Эйлер был заботливым семьянином, охотно помогал коллегам и молодёжи, щедро делился с ними своими идеями. Известен случай, когда Эйлер задержал свои публикации по вариационному исчислению, чтобы молодой и никому тогда не известный Лагранж, независимо пришедший к тем же открытиям, смог опубликовать их первым. Лагранж всегда с восхищением относился к Эйлеру и как к математику, и как к человеку; он говорил: «Если вы действительно любите математику, читайте Эйлера».
«Читайте, читайте Эйлера, он - наш общий учитель», - любил повторять и Лаплас (фр. Lisez Euler, lisez Euler, c'est notre maître à tous.). Труды Эйлера с большой пользой для себя изучали и «король математиков» Карл Фридрих Гаусс, и практически все знаменитые учёные XVIII-XIX веков.
Д’Аламбер в одном из своих писем к Лагранжу называет Эйлера «этот дьявол» (фр. се diable d'homme), как бы желая высказать этим, по мнению комментаторов, что сделанное Эйлером превышает человеческие силы.

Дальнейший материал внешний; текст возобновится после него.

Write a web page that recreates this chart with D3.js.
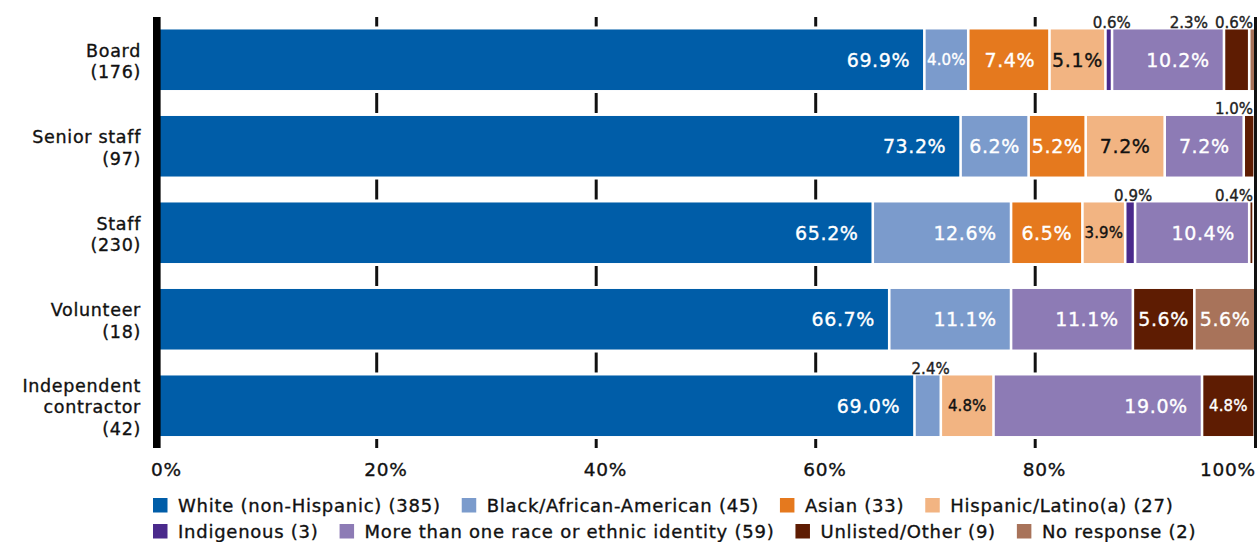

М. В. Остроградский заявил в письме Н. Н. Фуссу: «Эйлер создал современный анализ, один обогатил его более, чем все его последователи, вместе взятые, и сделал его могущественнейшим орудием человеческого разума». Академик С. И. Вавилов писал: «Вместе с Петром I и Ломоносовым, Эйлер стал добрым гением нашей Академии, определившим её славу, её крепость, её продуктивность».